> Problem statement: Write out the opening lines of the data word for word, up to and including the line with "sanslbl, fill=convc, minimum", and leave every picture and every later line out.

════════════════

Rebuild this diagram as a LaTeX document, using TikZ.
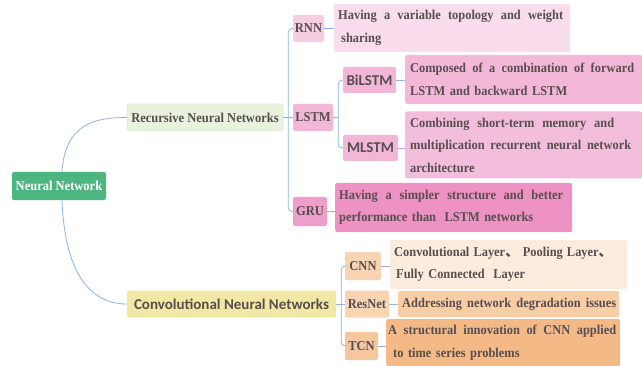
\documentclass[tikz,border=0pt]{standalone}
\usepackage{fontspec}
\setmainfont{Liberation Serif}[FakeStretch=0.92]
\newfontfamily\sansbf{Carlito}
\newfontfamily\cjk{Noto Sans CJK SC}
\usetikzlibrary{calc}
\newcommand{\jline}[2]{\leavevmode\hbox to #1{\spaceskip=0.25em plus 1fil\relax #2}}
\definecolor{txt}{RGB}{88,78,78}
\definecolor{linec}{RGB}{141,180,226}
\definecolor{nnc}{RGB}{76,181,128}
\definecolor{recc}{RGB}{232,242,220}
\definecolor{recb}{RGB}{214,230,196}
\definecolor{convc}{RGB}{242,232,166}
\definecolor{rnnc}{RGB}{246,206,226}
\definecolor{rnndc}{RGB}{249,221,236}
\definecolor{lstmc}{RGB}{242,182,214}
\definecolor{bidc}{RGB}{243,184,216}
\definecolor{mldc}{RGB}{243,190,219}
\definecolor{gruc}{RGB}{238,158,202}
\definecolor{grudc}{RGB}{238,145,195}
\definecolor{cnnc}{RGB}{249,212,178}
\definecolor{cnndc}{RGB}{252,236,222}
\definecolor{resdc}{RGB}{248,206,166}
\definecolor{tcnc}{RGB}{246,198,156}
\definecolor{tcndc}{RGB}{243,186,136}
\begin{document}
\begin{tikzpicture}[x=1pt,y=-1pt,
  lbl/.style={rounded corners=2pt, inner sep=0pt, text=txt, minimum height=27pt,
    font=\fontsize{13.6}{15}\selectfont\bfseries, align=center},
  sanslbl/.style={font=\sansbf\fontsize{15}{17}\selectfont\bfseries},
  desc/.style={rounded corners=2pt, inner xsep=4pt, inner ysep=0pt, anchor=west, text=txt,
    font=\fontsize{13.5}{22.5}\selectfont\bfseries, align=left},
  conn/.style={draw=linec, line width=0.8pt},
  trunk/.style={conn, rounded corners=4pt}]
\path[use as bounding box, fill=white] (0,0) rectangle (642,366);

% main nodes
\node[lbl, fill=nnc, text=white, minimum width=94pt, minimum height=28pt] (nn) at (59,186) {Neural Network};
\node[lbl, fill=recc, draw=recb, line width=0.5pt, minimum width=156pt] (rec) at (205,117.5) {Recursive Neural Networks};
\node[lbl, sanslbl, fill=convc, minimum width=209pt] (conv) at (231.5,304) {Convolutional Neural Networks};

% recursive children
\node[lbl, fill=rnnc, minimum width=31pt] (rnn) at (308.5,28.5) {RNN};
\node[lbl, fill=lstmc, minimum width=40pt] (lstm) at (313,117.5) {LSTM};
\node[lbl, sanslbl, fill=lstmc, minimum width=53pt, minimum height=26pt] (bilstm) at (369.5,80) {BiLSTM};
\node[lbl, sanslbl, fill=lstmc, minimum width=55pt, minimum height=26pt] (mlstm) at (370.5,148) {MLSTM};
\node[lbl, fill=gruc, minimum width=34pt, minimum height=29pt] (gru) at (310,211.5) {GRU};

% conv children
\node[lbl, fill=cnnc, minimum width=36pt, minimum height=28pt] (cnn) at (363,266) {CNN};
\node[lbl, fill=cnnc, minimum width=44pt] (resnet) at (367,304) {ResNet};
\node[lbl, fill=tcnc, minimum width=33pt, minimum height=28pt] (tcn) at (361.5,346) {TCN};

% descriptions
\node[desc, fill=rnndc, minimum width=236pt, minimum height=48pt, text width=228pt] (rnnd) at (334,28)
  {\jline{225pt}{Having a variable topology and weight}\\\hspace*{3pt}sharing};
\node[desc, fill=bidc, inner xsep=5pt, minimum width=237pt, minimum height=49pt, text width=227pt] (bid) at (405,79.5)
  {\jline{224pt}{Composed of a combination of forward}\\LSTM and backward LSTM};
\node[desc, fill=mldc, inner xsep=5pt, minimum width=237pt, minimum height=67pt, text width=227pt] (mld) at (405,145)
  {\jline{204pt}{Combining short-term memory and}\\\jline{221pt}{multiplication recurrent neural network}\\architecture};
\node[desc, fill=grudc, minimum width=237pt, minimum height=49pt, text width=229pt] (grud) at (335,207.5)
  {\jline{224pt}{Having a simpler structure and better}\\performance than\hspace{4pt} LSTM networks};
\node[desc, fill=cnndc, minimum width=237pt, minimum height=49pt, text width=229pt] (cnnd) at (390,264.5)
  {\jline{218pt}{Convolutional Layer{\cjk 、} Pooling Layer{\cjk 、}}\\\hspace*{2pt}Fully Connected\hspace{4pt} Layer};
\node[desc, fill=resdc, minimum width=221pt, minimum height=26pt, text width=213pt] (resd) at (398,304)
  {\jline{214pt}{Addressing network degradation issues}};
\node[desc, fill=tcndc, inner xsep=2pt, minimum width=234pt, minimum height=47pt, text width=230pt] (tcnd) at (386,342.5)
  {\jline{228pt}{A structural innovation of CNN applied}\\\hspace*{5pt}to time series problems};

% curves from root
\draw[conn] ([xshift=3pt]nn.north) .. controls +(3,-48) and +(-32,0) .. (rec.west);
\draw[conn] ([xshift=3pt]nn.south) .. controls +(3,80) and +(-32,0) .. (conv.west);

% recursive trunk
\draw[conn] (rec.east) -- (lstm.west);
\coordinate (j1) at ($(rec.east)+(5,0)$);
\draw[trunk] (j1) |- (rnn.west);
\draw[trunk] (j1) |- (gru.west);

% lstm trunk
\draw[conn] (lstm.east) -- ++(5,0) coordinate (j2);
\draw[trunk] (j2) |- (bilstm.west);
\draw[trunk] (j2) |- (mlstm.west);

% conv trunk
\draw[conn] (conv.east) -- (resnet.west);
\coordinate (j3) at ($(conv.east)+(5,0)$);
\draw[trunk] (j3) |- (cnn.west);
\draw[trunk] (j3) |- (tcn.west);

% leaf to description
\draw[conn] (rnn.east) -- (rnn.east -| rnnd.west);
\draw[conn] (bilstm.east) -- (bilstm.east -| bid.west);
\draw[conn] (mlstm.east) -- (mlstm.east -| mld.west);
\draw[conn] (gru.east) -- (gru.east -| grud.west);
\draw[conn] (cnn.east) -- (cnn.east -| cnnd.west);
\draw[conn] (resnet.east) -- (resnet.east -| resd.west);
\draw[conn] (tcn.east) -- (tcn.east -| tcnd.west);
\end{tikzpicture}
\end{document}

════════════════

> Solution:
Rebuild this diagram as a LaTeX document, using TikZ.
\documentclass[tikz,border=0pt]{standalone}
\usepackage{fontspec}
\setmainfont{Liberation Serif}[FakeStretch=0.92]
\newfontfamily\sansbf{Carlito}
\newfontfamily\cjk{Noto Sans CJK SC}
\usetikzlibrary{calc}
\newcommand{\jline}[2]{\leavevmode\hbox to #1{\spaceskip=0.25em plus 1fil\relax #2}}
\definecolor{txt}{RGB}{88,78,78}
\definecolor{linec}{RGB}{141,180,226}
\definecolor{nnc}{RGB}{76,181,128}
\definecolor{recc}{RGB}{232,242,220}
\definecolor{recb}{RGB}{214,230,196}
\definecolor{convc}{RGB}{242,232,166}
\definecolor{rnnc}{RGB}{246,206,226}
\definecolor{rnndc}{RGB}{249,221,236}
\definecolor{lstmc}{RGB}{242,182,214}
\definecolor{bidc}{RGB}{243,184,216}
\definecolor{mldc}{RGB}{243,190,219}
\definecolor{gruc}{RGB}{238,158,202}
\definecolor{grudc}{RGB}{238,145,195}
\definecolor{cnnc}{RGB}{249,212,178}
\definecolor{cnndc}{RGB}{252,236,222}
\definecolor{resdc}{RGB}{248,206,166}
\definecolor{tcnc}{RGB}{246,198,156}
\definecolor{tcndc}{RGB}{243,186,136}
\begin{document}
\begin{tikzpicture}[x=1pt,y=-1pt,
  lbl/.style={rounded corners=2pt, inner sep=0pt, text=txt, minimum height=27pt,
    font=\fontsize{13.6}{15}\selectfont\bfseries, align=center},
  sanslbl/.style={font=\sansbf\fontsize{15}{17}\selectfont\bfseries},
  desc/.style={rounded corners=2pt, inner xsep=4pt, inner ysep=0pt, anchor=west, text=txt,
    font=\fontsize{13.5}{22.5}\selectfont\bfseries, align=left},
  conn/.style={draw=linec, line width=0.8pt},
  trunk/.style={conn, rounded corners=4pt}]
\path[use as bounding box, fill=white] (0,0) rectangle (642,366);

% main nodes
\node[lbl, fill=nnc, text=white, minimum width=94pt, minimum height=28pt] (nn) at (59,186) {Neural Network};
\node[lbl, fill=recc, draw=recb, line width=0.5pt, minimum width=156pt] (rec) at (205,117.5) {Recursive Neural Networks};
\node[lbl, sanslbl, fill=convc, minimum width=209pt] (conv) at (231.5,304) {Convolutional Neural Networks};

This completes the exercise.